== Collected data

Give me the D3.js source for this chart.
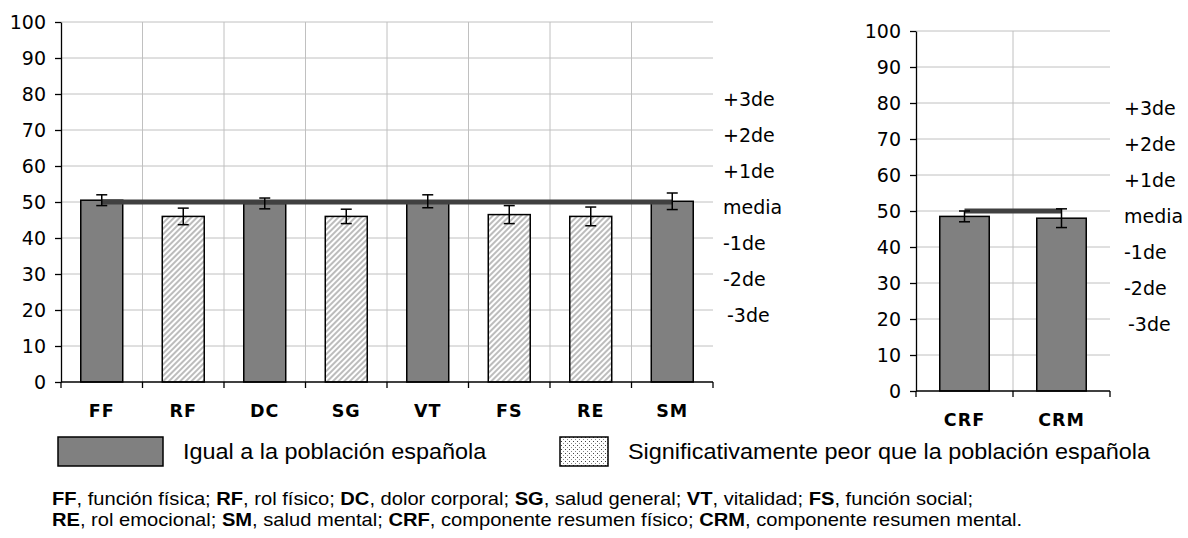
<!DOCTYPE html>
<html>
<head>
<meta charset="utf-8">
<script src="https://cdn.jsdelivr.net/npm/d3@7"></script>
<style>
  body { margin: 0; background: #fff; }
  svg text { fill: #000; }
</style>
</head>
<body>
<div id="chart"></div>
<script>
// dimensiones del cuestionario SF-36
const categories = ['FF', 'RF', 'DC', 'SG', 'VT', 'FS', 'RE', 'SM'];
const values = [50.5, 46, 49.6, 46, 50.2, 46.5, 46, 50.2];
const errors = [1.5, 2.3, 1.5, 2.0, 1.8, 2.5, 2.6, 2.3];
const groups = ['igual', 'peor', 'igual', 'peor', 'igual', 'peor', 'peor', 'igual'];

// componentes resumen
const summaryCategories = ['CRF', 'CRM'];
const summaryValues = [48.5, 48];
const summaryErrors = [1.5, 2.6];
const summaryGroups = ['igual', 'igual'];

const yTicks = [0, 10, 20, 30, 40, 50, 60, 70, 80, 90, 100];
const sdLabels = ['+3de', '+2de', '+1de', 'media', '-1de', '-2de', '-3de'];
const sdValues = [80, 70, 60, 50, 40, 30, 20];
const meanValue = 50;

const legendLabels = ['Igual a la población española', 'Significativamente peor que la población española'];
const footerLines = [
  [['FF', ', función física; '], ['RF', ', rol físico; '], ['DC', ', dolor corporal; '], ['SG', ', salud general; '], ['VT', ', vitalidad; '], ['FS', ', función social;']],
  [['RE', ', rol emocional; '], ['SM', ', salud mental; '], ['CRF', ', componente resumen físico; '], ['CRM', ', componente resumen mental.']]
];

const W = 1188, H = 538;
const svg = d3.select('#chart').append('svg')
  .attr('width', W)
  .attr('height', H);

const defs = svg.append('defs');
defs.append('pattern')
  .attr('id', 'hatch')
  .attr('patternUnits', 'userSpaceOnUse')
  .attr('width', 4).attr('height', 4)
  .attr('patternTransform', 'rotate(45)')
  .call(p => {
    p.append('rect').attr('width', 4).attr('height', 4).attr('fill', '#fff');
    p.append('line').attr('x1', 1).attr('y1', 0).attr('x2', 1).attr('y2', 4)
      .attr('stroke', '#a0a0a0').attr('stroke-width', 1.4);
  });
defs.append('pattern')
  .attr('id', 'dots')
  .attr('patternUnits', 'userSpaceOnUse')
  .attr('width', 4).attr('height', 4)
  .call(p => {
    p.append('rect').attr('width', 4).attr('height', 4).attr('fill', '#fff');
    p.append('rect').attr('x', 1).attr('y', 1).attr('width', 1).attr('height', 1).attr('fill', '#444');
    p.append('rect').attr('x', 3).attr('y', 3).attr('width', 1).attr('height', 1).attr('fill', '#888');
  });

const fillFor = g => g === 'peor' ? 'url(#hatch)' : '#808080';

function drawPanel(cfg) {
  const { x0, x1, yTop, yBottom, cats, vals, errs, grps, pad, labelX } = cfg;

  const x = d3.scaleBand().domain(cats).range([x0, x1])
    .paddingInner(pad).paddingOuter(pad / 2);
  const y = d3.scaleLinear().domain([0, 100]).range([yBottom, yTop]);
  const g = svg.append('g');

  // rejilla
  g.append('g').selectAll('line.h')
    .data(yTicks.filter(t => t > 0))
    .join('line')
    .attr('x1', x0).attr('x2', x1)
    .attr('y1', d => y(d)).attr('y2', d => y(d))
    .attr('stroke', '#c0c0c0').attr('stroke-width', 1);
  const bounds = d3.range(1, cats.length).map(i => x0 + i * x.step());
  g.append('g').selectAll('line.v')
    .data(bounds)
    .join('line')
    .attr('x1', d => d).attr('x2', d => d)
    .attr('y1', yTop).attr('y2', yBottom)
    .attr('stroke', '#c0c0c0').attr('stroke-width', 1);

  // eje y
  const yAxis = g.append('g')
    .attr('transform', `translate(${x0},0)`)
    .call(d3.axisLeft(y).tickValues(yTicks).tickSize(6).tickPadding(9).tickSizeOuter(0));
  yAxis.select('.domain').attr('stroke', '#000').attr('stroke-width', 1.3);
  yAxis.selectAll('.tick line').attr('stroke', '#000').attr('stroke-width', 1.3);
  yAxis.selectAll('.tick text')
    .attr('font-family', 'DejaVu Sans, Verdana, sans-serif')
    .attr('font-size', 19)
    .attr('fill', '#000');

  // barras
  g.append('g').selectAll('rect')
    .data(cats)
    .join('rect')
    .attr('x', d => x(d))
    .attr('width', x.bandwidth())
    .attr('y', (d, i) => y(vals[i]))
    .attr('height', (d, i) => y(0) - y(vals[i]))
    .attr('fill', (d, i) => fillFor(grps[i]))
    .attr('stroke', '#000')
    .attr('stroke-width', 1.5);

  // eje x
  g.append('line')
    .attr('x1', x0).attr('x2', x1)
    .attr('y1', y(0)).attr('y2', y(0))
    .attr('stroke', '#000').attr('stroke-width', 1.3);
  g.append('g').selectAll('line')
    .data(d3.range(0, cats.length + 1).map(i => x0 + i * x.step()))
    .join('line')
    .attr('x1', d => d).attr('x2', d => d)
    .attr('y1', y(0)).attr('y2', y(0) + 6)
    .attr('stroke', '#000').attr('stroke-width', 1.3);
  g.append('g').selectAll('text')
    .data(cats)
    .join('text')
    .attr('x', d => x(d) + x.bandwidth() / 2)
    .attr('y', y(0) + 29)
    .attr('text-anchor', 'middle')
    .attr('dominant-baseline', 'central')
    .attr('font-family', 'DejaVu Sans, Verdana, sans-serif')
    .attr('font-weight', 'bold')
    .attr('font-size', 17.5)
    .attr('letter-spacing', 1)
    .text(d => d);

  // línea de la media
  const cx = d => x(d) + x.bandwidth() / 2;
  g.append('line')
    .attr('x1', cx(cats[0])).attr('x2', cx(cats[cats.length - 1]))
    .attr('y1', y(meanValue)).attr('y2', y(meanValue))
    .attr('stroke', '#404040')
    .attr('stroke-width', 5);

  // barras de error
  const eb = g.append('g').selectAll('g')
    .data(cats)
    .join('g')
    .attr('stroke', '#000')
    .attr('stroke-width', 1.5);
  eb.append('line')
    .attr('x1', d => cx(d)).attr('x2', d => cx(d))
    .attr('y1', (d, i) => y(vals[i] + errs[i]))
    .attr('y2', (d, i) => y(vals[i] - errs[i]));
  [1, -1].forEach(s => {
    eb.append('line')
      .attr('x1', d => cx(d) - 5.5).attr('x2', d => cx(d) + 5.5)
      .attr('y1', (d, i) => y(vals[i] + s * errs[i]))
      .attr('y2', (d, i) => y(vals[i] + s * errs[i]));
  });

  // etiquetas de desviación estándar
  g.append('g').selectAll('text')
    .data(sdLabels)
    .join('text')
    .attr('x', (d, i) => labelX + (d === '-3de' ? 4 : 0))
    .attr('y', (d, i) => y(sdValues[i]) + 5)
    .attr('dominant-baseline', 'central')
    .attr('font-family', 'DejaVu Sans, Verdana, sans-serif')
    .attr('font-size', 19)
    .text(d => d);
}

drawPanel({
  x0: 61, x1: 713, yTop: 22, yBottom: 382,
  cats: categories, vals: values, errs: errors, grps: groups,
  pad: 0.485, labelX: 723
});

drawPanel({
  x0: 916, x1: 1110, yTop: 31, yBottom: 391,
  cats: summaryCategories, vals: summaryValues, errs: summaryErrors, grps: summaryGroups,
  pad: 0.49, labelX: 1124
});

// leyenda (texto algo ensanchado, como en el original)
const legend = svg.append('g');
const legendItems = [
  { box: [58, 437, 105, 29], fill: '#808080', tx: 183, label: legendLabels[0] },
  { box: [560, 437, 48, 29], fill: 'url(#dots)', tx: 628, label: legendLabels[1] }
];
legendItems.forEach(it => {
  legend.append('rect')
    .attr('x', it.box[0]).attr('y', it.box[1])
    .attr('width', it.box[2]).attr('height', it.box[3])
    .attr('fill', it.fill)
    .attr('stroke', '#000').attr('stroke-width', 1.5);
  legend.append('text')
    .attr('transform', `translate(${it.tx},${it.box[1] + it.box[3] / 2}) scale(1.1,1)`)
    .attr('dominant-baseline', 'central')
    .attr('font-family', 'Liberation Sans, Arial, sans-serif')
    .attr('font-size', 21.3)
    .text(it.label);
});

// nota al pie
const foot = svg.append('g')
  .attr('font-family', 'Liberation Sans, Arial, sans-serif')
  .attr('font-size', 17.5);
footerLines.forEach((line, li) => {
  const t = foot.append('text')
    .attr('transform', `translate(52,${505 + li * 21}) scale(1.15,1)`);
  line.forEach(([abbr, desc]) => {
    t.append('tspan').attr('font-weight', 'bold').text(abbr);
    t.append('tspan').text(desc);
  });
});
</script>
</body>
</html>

====

**What the task asks**
Please take the lines from the beginning of the data above through the line holding "const meanValue = 50;" and transcribe them exactly, without any pictures.

**Full answer**
Give me the D3.js source for this chart.
<!DOCTYPE html>
<html>
<head>
<meta charset="utf-8">
<script src="https://cdn.jsdelivr.net/npm/d3@7"></script>
<style>
  body { margin: 0; background: #fff; }
  svg text { fill: #000; }
</style>
</head>
<body>
<div id="chart"></div>
<script>
// dimensiones del cuestionario SF-36
const categories = ['FF', 'RF', 'DC', 'SG', 'VT', 'FS', 'RE', 'SM'];
const values = [50.5, 46, 49.6, 46, 50.2, 46.5, 46, 50.2];
const errors = [1.5, 2.3, 1.5, 2.0, 1.8, 2.5, 2.6, 2.3];
const groups = ['igual', 'peor', 'igual', 'peor', 'igual', 'peor', 'peor', 'igual'];

// componentes resumen
const summaryCategories = ['CRF', 'CRM'];
const summaryValues = [48.5, 48];
const summaryErrors = [1.5, 2.6];
const summaryGroups = ['igual', 'igual'];

const yTicks = [0, 10, 20, 30, 40, 50, 60, 70, 80, 90, 100];
const sdLabels = ['+3de', '+2de', '+1de', 'media', '-1de', '-2de', '-3de'];
const sdValues = [80, 70, 60, 50, 40, 30, 20];
const meanValue = 50;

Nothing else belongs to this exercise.